Though Act 47 has helped stabilize communities, there are problems beyond its control, such as guaranteed labor benefits, said Fred Reddig, executive director of the Governor’s Center for Local Government Services.
“Is it the cure-all for municipal ailments? No,” Reddig said in a telephone interview. “It doesn’t have the ability because of some of the constraints it operates under.”
The oversight laws haven’t changed much since 1987, said David Miller, a professor at the University of Pittsburgh’s Graduate School of Public and International Affairs who has helped develop Act 47 recovery plans.
Mayors, already dealing with an “antiquated” tax base, are frustrated by their rising personnel expenses, said John A. Garner Jr., executive director of the Harrisburg-based Pennsylvania League of Cities and Municipalities.

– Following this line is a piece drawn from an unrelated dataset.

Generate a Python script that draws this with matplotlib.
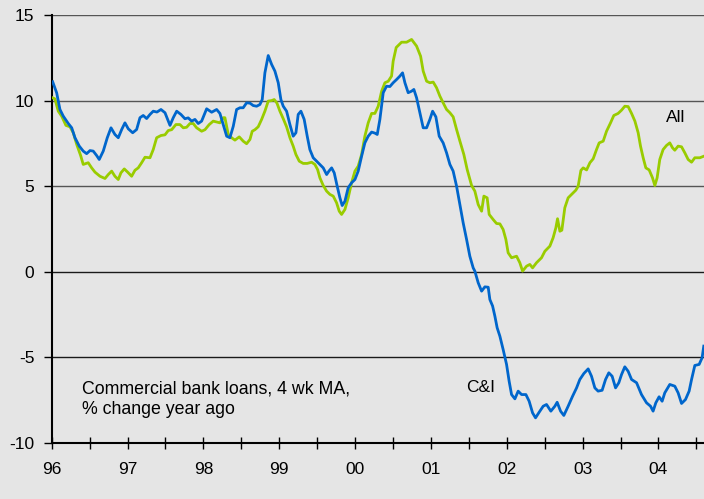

“When you can’t control your pension and contract costs, you’re digging a hole every year,” he said. Gardner said he expects six more Pennsylvania cities to announce fiscal distress over the next five to 10 years, without saying which.
The actions in Rhode Island and Michigan show that states want to isolate municipal problems and reassure bondholders, said Howard Cure, director of municipal research for Evercore Wealth Management LLC in New York.
‘Stop That Contagion’
“States are trying to stop that contagion and try to give investors comfort that state intervention is going to take place,” Cure said.
Pennsylvania, though, is unlikely to adopt an initiative like Michigan’s emergency-manager measure because it has a “long tradition of local-government sovereignty,” said Gerald Cross, executive director of the Pennsylvania Economy League, Central Division, a nonprofit public-policy organization in Wilkes-Barre that is part of the consulting team on Harrisburg’s recovery plan.
“They really want councils to make the decisions,” Cross said. “We don’t believe in imposing from above.”